=== Dataset excerpt ===

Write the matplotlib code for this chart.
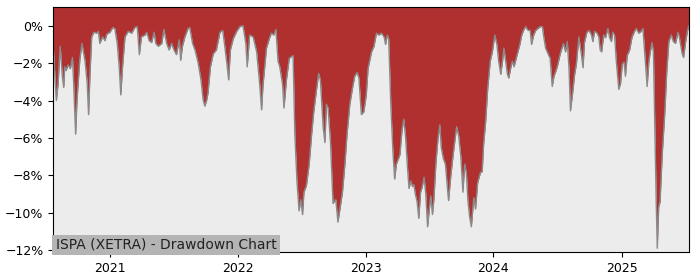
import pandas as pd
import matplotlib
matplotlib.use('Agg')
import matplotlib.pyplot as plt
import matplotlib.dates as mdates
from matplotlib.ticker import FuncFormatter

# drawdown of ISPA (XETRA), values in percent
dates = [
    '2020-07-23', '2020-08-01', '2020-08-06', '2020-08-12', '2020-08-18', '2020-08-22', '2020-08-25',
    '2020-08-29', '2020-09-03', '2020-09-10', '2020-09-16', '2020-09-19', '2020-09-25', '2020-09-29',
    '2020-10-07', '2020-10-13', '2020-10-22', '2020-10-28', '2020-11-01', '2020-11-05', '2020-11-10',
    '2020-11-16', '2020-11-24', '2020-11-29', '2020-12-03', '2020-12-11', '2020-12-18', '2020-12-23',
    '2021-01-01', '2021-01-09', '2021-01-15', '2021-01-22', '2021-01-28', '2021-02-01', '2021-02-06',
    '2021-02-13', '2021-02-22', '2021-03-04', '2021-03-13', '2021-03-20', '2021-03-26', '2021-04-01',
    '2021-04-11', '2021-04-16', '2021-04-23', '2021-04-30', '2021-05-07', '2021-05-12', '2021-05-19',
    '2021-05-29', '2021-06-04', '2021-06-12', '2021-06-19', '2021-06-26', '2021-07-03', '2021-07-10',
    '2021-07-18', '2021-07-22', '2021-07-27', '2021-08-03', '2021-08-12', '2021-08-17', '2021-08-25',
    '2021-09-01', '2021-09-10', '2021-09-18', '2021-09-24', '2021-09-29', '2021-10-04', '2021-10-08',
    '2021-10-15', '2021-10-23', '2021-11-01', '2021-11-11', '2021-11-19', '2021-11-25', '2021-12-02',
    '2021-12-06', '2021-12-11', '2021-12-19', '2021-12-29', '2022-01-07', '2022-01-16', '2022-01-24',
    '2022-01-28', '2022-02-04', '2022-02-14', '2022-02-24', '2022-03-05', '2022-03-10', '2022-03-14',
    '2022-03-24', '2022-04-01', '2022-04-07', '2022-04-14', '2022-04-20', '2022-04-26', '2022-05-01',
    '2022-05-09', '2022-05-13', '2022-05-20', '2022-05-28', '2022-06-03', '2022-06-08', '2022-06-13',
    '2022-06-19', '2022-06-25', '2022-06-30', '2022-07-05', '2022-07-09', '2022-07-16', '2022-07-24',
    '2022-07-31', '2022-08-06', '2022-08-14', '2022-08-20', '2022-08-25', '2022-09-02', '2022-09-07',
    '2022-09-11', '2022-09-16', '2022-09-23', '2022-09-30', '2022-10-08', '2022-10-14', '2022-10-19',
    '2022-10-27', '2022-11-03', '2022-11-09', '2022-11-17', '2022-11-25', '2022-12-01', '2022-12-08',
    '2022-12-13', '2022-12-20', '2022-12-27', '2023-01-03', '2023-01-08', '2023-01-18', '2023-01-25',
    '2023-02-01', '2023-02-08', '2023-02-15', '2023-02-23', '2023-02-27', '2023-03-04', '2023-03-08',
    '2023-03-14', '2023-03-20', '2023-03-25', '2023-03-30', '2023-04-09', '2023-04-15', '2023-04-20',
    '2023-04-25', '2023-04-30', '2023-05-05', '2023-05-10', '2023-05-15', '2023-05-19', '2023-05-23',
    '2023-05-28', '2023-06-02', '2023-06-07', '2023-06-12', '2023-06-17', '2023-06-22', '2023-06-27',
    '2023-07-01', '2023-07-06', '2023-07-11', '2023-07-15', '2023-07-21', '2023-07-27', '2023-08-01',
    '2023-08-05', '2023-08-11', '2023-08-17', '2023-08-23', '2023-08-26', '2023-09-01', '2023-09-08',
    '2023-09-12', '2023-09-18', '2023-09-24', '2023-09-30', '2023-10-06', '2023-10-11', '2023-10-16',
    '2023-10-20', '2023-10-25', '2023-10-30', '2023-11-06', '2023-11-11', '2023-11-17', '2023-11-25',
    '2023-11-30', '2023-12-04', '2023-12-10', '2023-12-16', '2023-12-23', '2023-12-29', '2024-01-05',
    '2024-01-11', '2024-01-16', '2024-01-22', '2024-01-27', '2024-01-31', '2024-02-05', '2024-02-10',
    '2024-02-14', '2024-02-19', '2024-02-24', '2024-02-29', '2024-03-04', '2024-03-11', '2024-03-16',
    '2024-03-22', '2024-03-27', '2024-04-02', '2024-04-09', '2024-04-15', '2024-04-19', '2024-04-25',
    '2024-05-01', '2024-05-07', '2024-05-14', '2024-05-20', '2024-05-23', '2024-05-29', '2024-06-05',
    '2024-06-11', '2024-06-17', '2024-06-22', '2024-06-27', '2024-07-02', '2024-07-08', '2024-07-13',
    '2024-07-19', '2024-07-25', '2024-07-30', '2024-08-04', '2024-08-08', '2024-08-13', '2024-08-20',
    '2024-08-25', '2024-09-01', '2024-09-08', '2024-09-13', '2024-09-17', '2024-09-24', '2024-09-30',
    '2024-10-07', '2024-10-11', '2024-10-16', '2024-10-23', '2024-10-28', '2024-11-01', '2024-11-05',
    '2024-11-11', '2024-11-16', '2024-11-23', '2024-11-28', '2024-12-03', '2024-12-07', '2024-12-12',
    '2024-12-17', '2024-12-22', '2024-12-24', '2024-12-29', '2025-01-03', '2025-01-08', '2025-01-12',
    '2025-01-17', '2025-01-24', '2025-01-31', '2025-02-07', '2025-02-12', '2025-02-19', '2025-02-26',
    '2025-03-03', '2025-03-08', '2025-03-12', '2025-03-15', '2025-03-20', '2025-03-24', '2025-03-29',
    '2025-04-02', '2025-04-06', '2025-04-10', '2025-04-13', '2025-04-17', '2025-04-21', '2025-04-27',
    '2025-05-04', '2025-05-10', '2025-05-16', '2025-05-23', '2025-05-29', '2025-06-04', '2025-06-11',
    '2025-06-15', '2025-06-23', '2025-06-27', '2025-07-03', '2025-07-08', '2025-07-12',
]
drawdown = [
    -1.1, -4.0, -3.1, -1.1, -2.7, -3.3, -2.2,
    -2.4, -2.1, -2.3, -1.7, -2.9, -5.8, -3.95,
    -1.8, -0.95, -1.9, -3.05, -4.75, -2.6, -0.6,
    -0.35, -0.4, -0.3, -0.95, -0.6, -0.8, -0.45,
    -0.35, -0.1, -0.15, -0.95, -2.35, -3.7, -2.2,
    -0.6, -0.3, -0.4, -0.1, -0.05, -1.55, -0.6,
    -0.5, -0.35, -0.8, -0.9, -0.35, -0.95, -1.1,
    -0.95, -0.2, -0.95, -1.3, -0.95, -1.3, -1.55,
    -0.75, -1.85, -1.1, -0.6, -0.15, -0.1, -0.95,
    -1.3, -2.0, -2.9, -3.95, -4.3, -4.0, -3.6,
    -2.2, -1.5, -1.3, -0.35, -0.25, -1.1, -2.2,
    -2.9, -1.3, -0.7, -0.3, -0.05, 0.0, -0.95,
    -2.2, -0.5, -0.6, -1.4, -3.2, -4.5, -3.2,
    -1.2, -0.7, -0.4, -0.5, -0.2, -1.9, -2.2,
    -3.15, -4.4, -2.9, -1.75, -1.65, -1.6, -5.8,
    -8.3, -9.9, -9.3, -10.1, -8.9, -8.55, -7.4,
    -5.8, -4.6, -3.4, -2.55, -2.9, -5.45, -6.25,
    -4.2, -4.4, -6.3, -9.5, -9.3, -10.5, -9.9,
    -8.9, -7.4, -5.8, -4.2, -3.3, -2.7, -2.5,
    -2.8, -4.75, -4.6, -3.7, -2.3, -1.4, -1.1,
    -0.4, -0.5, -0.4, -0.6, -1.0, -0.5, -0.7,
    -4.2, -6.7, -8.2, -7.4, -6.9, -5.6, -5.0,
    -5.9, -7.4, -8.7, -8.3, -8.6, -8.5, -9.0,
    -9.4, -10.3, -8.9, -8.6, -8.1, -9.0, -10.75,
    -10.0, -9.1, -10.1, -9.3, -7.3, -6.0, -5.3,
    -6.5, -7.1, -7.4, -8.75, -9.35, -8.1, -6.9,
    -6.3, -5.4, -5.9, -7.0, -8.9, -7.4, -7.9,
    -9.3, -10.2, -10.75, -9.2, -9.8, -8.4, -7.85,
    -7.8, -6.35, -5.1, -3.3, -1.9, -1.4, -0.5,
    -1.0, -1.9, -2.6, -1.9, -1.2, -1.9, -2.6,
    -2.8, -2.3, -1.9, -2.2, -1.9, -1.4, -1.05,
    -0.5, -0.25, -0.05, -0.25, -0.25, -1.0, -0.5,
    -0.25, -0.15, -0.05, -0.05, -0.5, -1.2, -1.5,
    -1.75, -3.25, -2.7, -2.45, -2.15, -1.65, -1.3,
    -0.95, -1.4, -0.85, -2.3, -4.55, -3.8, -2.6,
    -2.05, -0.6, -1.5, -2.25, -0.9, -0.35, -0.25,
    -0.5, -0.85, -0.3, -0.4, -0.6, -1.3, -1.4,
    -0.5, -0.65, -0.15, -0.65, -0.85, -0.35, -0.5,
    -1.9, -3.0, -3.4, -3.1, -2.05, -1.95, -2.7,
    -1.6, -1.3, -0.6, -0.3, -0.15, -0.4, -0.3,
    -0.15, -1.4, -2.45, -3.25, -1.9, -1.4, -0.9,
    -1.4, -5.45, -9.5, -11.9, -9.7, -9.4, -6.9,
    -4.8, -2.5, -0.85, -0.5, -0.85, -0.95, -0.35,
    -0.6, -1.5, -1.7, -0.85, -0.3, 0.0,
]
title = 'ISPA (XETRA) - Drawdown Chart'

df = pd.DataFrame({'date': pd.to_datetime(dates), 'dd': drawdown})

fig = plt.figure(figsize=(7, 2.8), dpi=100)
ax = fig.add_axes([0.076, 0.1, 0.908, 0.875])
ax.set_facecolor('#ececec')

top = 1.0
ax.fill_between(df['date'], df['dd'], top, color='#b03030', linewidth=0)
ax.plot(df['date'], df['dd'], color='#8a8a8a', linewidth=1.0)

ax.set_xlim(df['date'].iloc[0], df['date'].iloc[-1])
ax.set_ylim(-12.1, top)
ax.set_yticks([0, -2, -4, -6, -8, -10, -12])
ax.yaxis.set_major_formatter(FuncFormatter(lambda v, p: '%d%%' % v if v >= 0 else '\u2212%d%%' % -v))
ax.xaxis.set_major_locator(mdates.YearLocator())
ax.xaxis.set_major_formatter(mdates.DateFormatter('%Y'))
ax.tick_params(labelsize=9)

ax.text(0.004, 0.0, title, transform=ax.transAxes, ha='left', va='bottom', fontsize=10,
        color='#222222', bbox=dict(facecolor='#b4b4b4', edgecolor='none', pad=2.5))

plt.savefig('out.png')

=== Your objective ===
Return the material line for line, from its beginning to the line that contains "from matplotlib.ticker import FuncFormatter", with the pictures left out.

=== Exercise answer ===
Write the matplotlib code for this chart.
import pandas as pd
import matplotlib
matplotlib.use('Agg')
import matplotlib.pyplot as plt
import matplotlib.dates as mdates
from matplotlib.ticker import FuncFormatter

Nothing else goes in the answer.